17. A method according to claim 16 wherein the step of estimating the physical location of the subject in the predefined coordinate system by triangulation of the pixel coordinates of the subject from each of the first and second images, comprises,

selecting a first location within the pixels which depict the subject in the first image;

selecting a second location with the pixels which depict the subject in the second image;

estimating the location of a point in the predefined coordinate system which is the least distance from both a light ray corresponding to the selected first location in the first image and a light ray corresponding to the selected second location in the second image, wherein the location of the point corresponds to the estimation of the location of the subject in the predefined coordinate system.

18. A method according to claim 16 wherein said characteristics that are compared comprise one or more of: descriptors describing the subject, color of the subject, size of the subject, shape of the subject, and/or a segmentation label.

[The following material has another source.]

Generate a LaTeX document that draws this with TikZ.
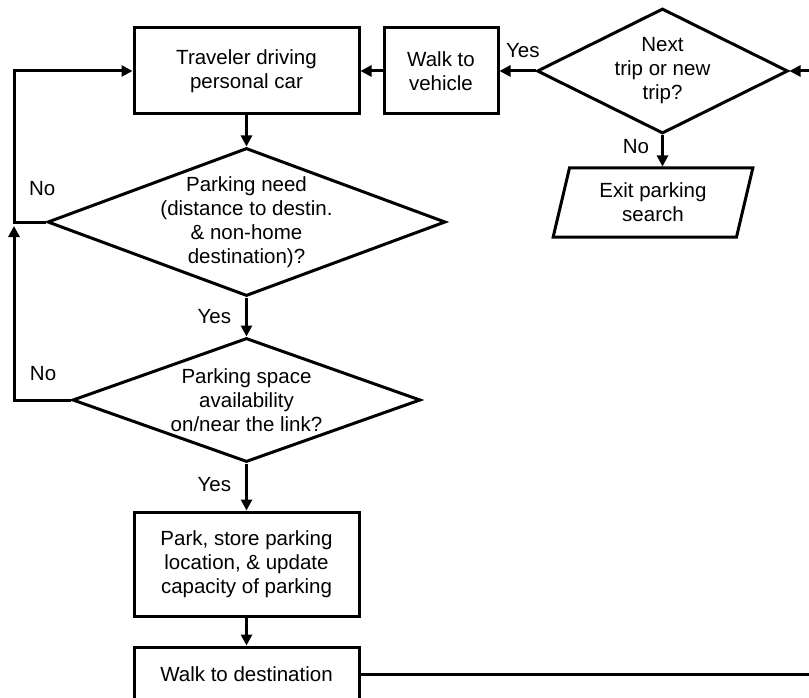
\documentclass[tikz,border=0pt]{standalone}
\usepackage{fontspec}
\setmainfont{Liberation Sans}
\usetikzlibrary{arrows.meta,shapes}
\tikzstyle{blk} = [rectangle, draw, align=center, inner sep=0pt]
\tikzstyle{decide} = [diamond, draw, inner sep=0pt]
\tikzstyle{io} = [trapezium, trapezium left angle=75, trapezium right angle=105,
    trapezium stretches=true, draw, align=center, inner sep=0pt]
\tikzstyle{dtext} = [align=center, inner sep=0pt]
\tikzstyle{lbl} = [inner sep=0pt]

\begin{document}
\begin{tikzpicture}[x=1pt,y=-1pt,line width=3pt,>={Triangle[length=11pt,width=11pt]},
                    font=\fontsize{20.5pt}{24pt}\selectfont]
  \useasboundingbox (0,0) rectangle (809,698);
  \clip (0,0) rectangle (809,698);

  \node[blk, minimum width=225pt, minimum height=86pt] (trav) at (246.5,71) {Traveler driving\\personal car};
  \node[blk, minimum width=114pt, minimum height=86pt] (walkv) [node distance=194.5pt, right of=trav] {Walk to\\vehicle};
  \node[decide, minimum width=251pt, minimum height=125pt,
        label={[dtext]center:Next\\trip or new\\trip?}] (next) [node distance=221.5pt, right of=walkv] {};
  \node[io, minimum width=200pt, minimum height=69pt] (exit) [node distance=131.5pt, below of=next, xshift=-9.5pt] {Exit parking\\search};
  \node[decide, minimum width=398pt, minimum height=148pt,
        label={[dtext]center:Parking need\\(distance to destin.\\\& non-home\\destination)?}] (need) [node distance=151pt, below of=trav] {};
  \node[decide, minimum width=348pt, minimum height=124pt,
        label={[dtext]center:Parking space\\availability\\on/near the link?}] (avail) [node distance=178pt, below of=need] {};
  \node[blk, minimum width=225pt, minimum height=104pt] (park) [node distance=164pt, below of=avail] {Park, store parking\\location, \& update\\capacity of parking};
  \node[blk, minimum width=225pt, minimum height=54pt] (walkd) [node distance=110pt, below of=park] {Walk to destination};

  \coordinate (jn) at (14,222);
  \coordinate[node distance=170pt, right of=next] (back);

  \draw[->] (walkv.west) -- (trav.east);
  \draw[->] (next.west) -- node[pos=0.35, above=12pt, lbl] {Yes} (walkv.east);
  \draw[->] (next.south) -- node[pos=0.37, left=12pt, lbl] {No} (next.south |- exit.north);
  \draw[->] (trav.south) -- (need.north);
  \draw[->] (need.south) -- node[left=14pt, lbl] {Yes} (avail.north);
  \draw[->] (avail.south) -- node[pos=0.44, left=14pt, lbl] {Yes} (park.north);
  \draw[->] (park.south) -- (walkd.north);
  \draw[->] (need.west) -- node[pos=0.12, above=25pt, lbl] {No} (jn) |- (trav.west);
  \draw[->, shorten >=4pt] (avail.west) -| node[pos=0.245, above=18pt, lbl] {No} (jn);
  \draw[->] (walkd.east) -| (back) -- (next.east);
\end{tikzpicture}
\end{document}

19. A method for tracking the position of a subject, comprising, carrying out the steps of claim 16 a first time to estimate a first physical location, in predefined coordinate system, of the subject, at a first time instant;

carrying out the steps of claim 16 at least a second time to estimate a second physical location, in predefined coordinate system, of the subject, at a second time instant.

20. A method for tracking the position of a subject, comprising, carrying out the steps of claim 16 a plurality of times to estimate a respective plurality of physical locations in predefined coordinate system, of the subject, at respective plurality of time instants.